WHAT IS EXPECTED => Skip the pictures and repeat each line of the data exactly.

DATA SHOWN =>
-- START --
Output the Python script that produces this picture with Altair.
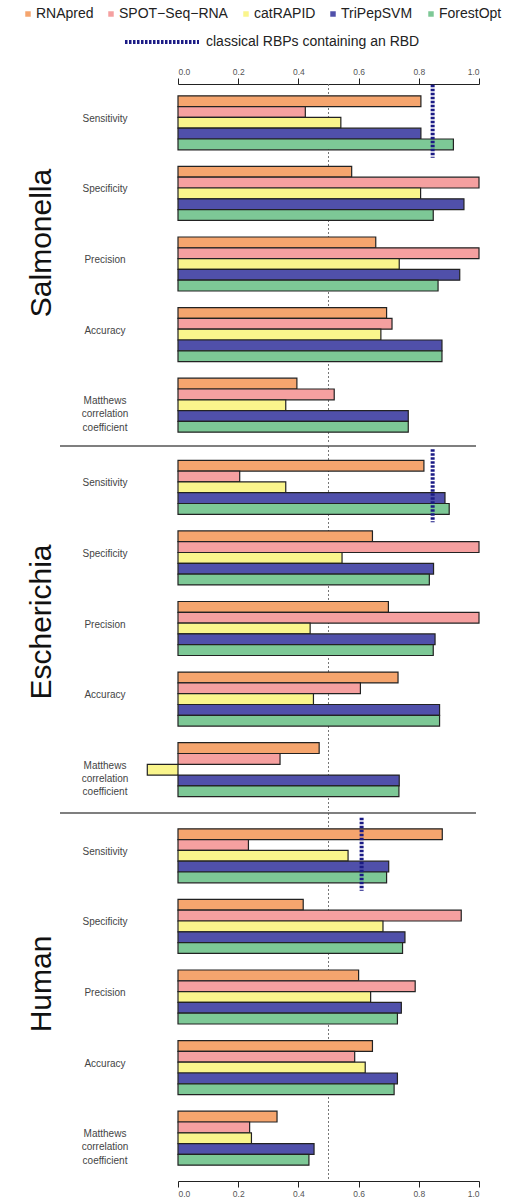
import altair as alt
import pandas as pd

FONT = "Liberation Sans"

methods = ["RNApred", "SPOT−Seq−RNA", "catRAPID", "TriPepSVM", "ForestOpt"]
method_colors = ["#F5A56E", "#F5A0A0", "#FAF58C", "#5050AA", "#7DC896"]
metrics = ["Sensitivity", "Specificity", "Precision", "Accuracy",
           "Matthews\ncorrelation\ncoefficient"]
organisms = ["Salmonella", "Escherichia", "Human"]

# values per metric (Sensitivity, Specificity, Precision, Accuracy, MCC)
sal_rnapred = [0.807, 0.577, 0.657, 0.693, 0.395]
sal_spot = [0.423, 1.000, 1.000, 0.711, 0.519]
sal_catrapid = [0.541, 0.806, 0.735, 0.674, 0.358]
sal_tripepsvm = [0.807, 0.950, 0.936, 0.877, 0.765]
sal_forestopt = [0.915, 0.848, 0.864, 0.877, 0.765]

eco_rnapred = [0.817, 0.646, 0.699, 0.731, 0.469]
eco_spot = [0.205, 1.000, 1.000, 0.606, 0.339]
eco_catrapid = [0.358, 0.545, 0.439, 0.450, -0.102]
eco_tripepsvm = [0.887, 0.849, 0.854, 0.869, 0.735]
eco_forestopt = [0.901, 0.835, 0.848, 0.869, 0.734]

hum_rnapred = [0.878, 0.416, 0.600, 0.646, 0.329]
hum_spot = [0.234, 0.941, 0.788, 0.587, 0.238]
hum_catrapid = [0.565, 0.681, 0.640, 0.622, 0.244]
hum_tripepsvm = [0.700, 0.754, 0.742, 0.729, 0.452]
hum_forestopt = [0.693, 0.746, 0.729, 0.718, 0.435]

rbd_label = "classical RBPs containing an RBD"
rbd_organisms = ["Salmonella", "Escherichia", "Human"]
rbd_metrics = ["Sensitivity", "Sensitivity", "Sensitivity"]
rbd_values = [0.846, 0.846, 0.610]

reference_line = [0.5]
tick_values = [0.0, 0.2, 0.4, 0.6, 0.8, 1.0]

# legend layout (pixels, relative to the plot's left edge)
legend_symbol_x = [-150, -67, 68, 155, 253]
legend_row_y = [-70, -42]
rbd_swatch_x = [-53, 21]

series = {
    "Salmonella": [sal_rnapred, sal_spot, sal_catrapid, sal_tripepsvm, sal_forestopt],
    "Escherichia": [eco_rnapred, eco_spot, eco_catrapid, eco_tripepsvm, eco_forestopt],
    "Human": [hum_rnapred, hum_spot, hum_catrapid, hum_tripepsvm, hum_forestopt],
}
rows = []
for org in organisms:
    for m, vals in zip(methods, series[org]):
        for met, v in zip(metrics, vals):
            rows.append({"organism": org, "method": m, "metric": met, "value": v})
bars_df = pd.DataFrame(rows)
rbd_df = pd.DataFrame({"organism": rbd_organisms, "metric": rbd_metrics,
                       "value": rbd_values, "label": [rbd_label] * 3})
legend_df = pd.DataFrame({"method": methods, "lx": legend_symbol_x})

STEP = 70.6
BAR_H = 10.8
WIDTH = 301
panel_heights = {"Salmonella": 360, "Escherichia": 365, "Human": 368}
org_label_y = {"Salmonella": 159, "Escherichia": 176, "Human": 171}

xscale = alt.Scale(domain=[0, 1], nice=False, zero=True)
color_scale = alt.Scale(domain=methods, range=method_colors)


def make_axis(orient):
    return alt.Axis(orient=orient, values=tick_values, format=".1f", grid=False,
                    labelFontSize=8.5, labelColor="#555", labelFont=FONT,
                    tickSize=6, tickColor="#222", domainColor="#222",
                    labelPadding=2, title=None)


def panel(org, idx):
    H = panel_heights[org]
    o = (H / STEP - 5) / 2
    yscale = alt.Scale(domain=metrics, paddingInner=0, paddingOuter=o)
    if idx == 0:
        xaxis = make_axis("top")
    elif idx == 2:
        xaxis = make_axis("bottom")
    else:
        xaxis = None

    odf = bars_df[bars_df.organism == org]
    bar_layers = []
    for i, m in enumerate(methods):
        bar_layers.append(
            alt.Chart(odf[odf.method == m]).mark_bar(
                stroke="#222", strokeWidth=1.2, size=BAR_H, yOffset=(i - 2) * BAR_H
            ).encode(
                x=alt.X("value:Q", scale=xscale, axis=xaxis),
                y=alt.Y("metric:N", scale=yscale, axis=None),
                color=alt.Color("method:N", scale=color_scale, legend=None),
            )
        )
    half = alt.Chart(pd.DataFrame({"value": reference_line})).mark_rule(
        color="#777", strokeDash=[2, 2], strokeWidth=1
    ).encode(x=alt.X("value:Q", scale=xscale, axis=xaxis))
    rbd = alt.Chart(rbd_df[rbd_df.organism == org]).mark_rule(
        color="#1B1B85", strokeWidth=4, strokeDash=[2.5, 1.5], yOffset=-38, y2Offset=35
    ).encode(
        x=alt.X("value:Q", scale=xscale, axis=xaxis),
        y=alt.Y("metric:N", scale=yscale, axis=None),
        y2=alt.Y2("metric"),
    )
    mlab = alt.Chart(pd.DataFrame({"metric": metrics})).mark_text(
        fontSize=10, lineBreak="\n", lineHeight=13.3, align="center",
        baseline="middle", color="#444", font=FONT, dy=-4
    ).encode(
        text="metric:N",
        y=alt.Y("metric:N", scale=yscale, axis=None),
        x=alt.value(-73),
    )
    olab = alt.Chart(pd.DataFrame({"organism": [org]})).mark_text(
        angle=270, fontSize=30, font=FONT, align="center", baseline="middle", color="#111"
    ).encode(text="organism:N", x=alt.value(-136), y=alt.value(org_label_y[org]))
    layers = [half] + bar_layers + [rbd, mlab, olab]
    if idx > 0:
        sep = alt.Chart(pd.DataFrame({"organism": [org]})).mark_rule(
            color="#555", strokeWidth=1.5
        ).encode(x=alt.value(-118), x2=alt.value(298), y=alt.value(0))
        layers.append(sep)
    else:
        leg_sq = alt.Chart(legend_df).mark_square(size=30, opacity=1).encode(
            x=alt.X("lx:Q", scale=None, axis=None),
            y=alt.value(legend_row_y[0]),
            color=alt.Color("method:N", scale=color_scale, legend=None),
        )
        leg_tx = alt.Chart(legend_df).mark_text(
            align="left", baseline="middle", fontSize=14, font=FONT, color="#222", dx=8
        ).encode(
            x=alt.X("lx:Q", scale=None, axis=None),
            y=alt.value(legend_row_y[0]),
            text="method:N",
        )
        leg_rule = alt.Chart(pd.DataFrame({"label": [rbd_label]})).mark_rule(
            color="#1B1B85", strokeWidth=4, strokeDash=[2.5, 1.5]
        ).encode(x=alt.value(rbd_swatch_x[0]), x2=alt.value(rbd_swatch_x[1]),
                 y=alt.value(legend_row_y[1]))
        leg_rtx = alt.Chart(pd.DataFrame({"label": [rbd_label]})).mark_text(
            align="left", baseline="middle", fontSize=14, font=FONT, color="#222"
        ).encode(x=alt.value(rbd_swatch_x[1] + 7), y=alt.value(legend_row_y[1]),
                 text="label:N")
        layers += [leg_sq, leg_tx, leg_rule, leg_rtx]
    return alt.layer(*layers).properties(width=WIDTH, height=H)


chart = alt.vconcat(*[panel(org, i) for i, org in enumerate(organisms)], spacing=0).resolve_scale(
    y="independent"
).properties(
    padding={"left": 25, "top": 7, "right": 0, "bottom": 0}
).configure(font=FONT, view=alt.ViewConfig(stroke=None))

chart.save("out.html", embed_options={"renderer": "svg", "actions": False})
-- END --
RIGHT ANSWER =>
Output the Python script that produces this picture with Altair.
import altair as alt
import pandas as pd

FONT = "Liberation Sans"

methods = ["RNApred", "SPOT−Seq−RNA", "catRAPID", "TriPepSVM", "ForestOpt"]
method_colors = ["#F5A56E", "#F5A0A0", "#FAF58C", "#5050AA", "#7DC896"]
metrics = ["Sensitivity", "Specificity", "Precision", "Accuracy",
           "Matthews\ncorrelation\ncoefficient"]
organisms = ["Salmonella", "Escherichia", "Human"]

# values per metric (Sensitivity, Specificity, Precision, Accuracy, MCC)
sal_rnapred = [0.807, 0.577, 0.657, 0.693, 0.395]
sal_spot = [0.423, 1.000, 1.000, 0.711, 0.519]
sal_catrapid = [0.541, 0.806, 0.735, 0.674, 0.358]
sal_tripepsvm = [0.807, 0.950, 0.936, 0.877, 0.765]
sal_forestopt = [0.915, 0.848, 0.864, 0.877, 0.765]

eco_rnapred = [0.817, 0.646, 0.699, 0.731, 0.469]
eco_spot = [0.205, 1.000, 1.000, 0.606, 0.339]
eco_catrapid = [0.358, 0.545, 0.439, 0.450, -0.102]
eco_tripepsvm = [0.887, 0.849, 0.854, 0.869, 0.735]
eco_forestopt = [0.901, 0.835, 0.848, 0.869, 0.734]

hum_rnapred = [0.878, 0.416, 0.600, 0.646, 0.329]
hum_spot = [0.234, 0.941, 0.788, 0.587, 0.238]
hum_catrapid = [0.565, 0.681, 0.640, 0.622, 0.244]
hum_tripepsvm = [0.700, 0.754, 0.742, 0.729, 0.452]
hum_forestopt = [0.693, 0.746, 0.729, 0.718, 0.435]

rbd_label = "classical RBPs containing an RBD"
rbd_organisms = ["Salmonella", "Escherichia", "Human"]
rbd_metrics = ["Sensitivity", "Sensitivity", "Sensitivity"]
rbd_values = [0.846, 0.846, 0.610]

reference_line = [0.5]
tick_values = [0.0, 0.2, 0.4, 0.6, 0.8, 1.0]

# legend layout (pixels, relative to the plot's left edge)
legend_symbol_x = [-150, -67, 68, 155, 253]
legend_row_y = [-70, -42]
rbd_swatch_x = [-53, 21]

series = {
    "Salmonella": [sal_rnapred, sal_spot, sal_catrapid, sal_tripepsvm, sal_forestopt],
    "Escherichia": [eco_rnapred, eco_spot, eco_catrapid, eco_tripepsvm, eco_forestopt],
    "Human": [hum_rnapred, hum_spot, hum_catrapid, hum_tripepsvm, hum_forestopt],
}
rows = []
for org in organisms:
    for m, vals in zip(methods, series[org]):
        for met, v in zip(metrics, vals):
            rows.append({"organism": org, "method": m, "metric": met, "value": v})
bars_df = pd.DataFrame(rows)
rbd_df = pd.DataFrame({"organism": rbd_organisms, "metric": rbd_metrics,
                       "value": rbd_values, "label": [rbd_label] * 3})
legend_df = pd.DataFrame({"method": methods, "lx": legend_symbol_x})

STEP = 70.6
BAR_H = 10.8
WIDTH = 301
panel_heights = {"Salmonella": 360, "Escherichia": 365, "Human": 368}
org_label_y = {"Salmonella": 159, "Escherichia": 176, "Human": 171}

xscale = alt.Scale(domain=[0, 1], nice=False, zero=True)
color_scale = alt.Scale(domain=methods, range=method_colors)


def make_axis(orient):
    return alt.Axis(orient=orient, values=tick_values, format=".1f", grid=False,
                    labelFontSize=8.5, labelColor="#555", labelFont=FONT,
                    tickSize=6, tickColor="#222", domainColor="#222",
                    labelPadding=2, title=None)


def panel(org, idx):
    H = panel_heights[org]
    o = (H / STEP - 5) / 2
    yscale = alt.Scale(domain=metrics, paddingInner=0, paddingOuter=o)
    if idx == 0:
        xaxis = make_axis("top")
    elif idx == 2:
        xaxis = make_axis("bottom")
    else:
        xaxis = None

    odf = bars_df[bars_df.organism == org]
    bar_layers = []
    for i, m in enumerate(methods):
        bar_layers.append(
            alt.Chart(odf[odf.method == m]).mark_bar(
                stroke="#222", strokeWidth=1.2, size=BAR_H, yOffset=(i - 2) * BAR_H
            ).encode(
                x=alt.X("value:Q", scale=xscale, axis=xaxis),
                y=alt.Y("metric:N", scale=yscale, axis=None),
                color=alt.Color("method:N", scale=color_scale, legend=None),
            )
        )
    half = alt.Chart(pd.DataFrame({"value": reference_line})).mark_rule(
        color="#777", strokeDash=[2, 2], strokeWidth=1
    ).encode(x=alt.X("value:Q", scale=xscale, axis=xaxis))
    rbd = alt.Chart(rbd_df[rbd_df.organism == org]).mark_rule(
        color="#1B1B85", strokeWidth=4, strokeDash=[2.5, 1.5], yOffset=-38, y2Offset=35
    ).encode(
        x=alt.X("value:Q", scale=xscale, axis=xaxis),
        y=alt.Y("metric:N", scale=yscale, axis=None),
        y2=alt.Y2("metric"),
    )
    mlab = alt.Chart(pd.DataFrame({"metric": metrics})).mark_text(
        fontSize=10, lineBreak="\n", lineHeight=13.3, align="center",
        baseline="middle", color="#444", font=FONT, dy=-4
    ).encode(
        text="metric:N",
        y=alt.Y("metric:N", scale=yscale, axis=None),
        x=alt.value(-73),
    )
    olab = alt.Chart(pd.DataFrame({"organism": [org]})).mark_text(
        angle=270, fontSize=30, font=FONT, align="center", baseline="middle", color="#111"
    ).encode(text="organism:N", x=alt.value(-136), y=alt.value(org_label_y[org]))
    layers = [half] + bar_layers + [rbd, mlab, olab]
    if idx > 0:
        sep = alt.Chart(pd.DataFrame({"organism": [org]})).mark_rule(
            color="#555", strokeWidth=1.5
        ).encode(x=alt.value(-118), x2=alt.value(298), y=alt.value(0))
        layers.append(sep)
    else:
        leg_sq = alt.Chart(legend_df).mark_square(size=30, opacity=1).encode(
            x=alt.X("lx:Q", scale=None, axis=None),
            y=alt.value(legend_row_y[0]),
            color=alt.Color("method:N", scale=color_scale, legend=None),
        )
        leg_tx = alt.Chart(legend_df).mark_text(
            align="left", baseline="middle", fontSize=14, font=FONT, color="#222", dx=8
        ).encode(
            x=alt.X("lx:Q", scale=None, axis=None),
            y=alt.value(legend_row_y[0]),
            text="method:N",
        )
        leg_rule = alt.Chart(pd.DataFrame({"label": [rbd_label]})).mark_rule(
            color="#1B1B85", strokeWidth=4, strokeDash=[2.5, 1.5]
        ).encode(x=alt.value(rbd_swatch_x[0]), x2=alt.value(rbd_swatch_x[1]),
                 y=alt.value(legend_row_y[1]))
        leg_rtx = alt.Chart(pd.DataFrame({"label": [rbd_label]})).mark_text(
            align="left", baseline="middle", fontSize=14, font=FONT, color="#222"
        ).encode(x=alt.value(rbd_swatch_x[1] + 7), y=alt.value(legend_row_y[1]),
                 text="label:N")
        layers += [leg_sq, leg_tx, leg_rule, leg_rtx]
    return alt.layer(*layers).properties(width=WIDTH, height=H)


chart = alt.vconcat(*[panel(org, i) for i, org in enumerate(organisms)], spacing=0).resolve_scale(
    y="independent"
).properties(
    padding={"left": 25, "top": 7, "right": 0, "bottom": 0}
).configure(font=FONT, view=alt.ViewConfig(stroke=None))

chart.save("out.html", embed_options={"renderer": "svg", "actions": False})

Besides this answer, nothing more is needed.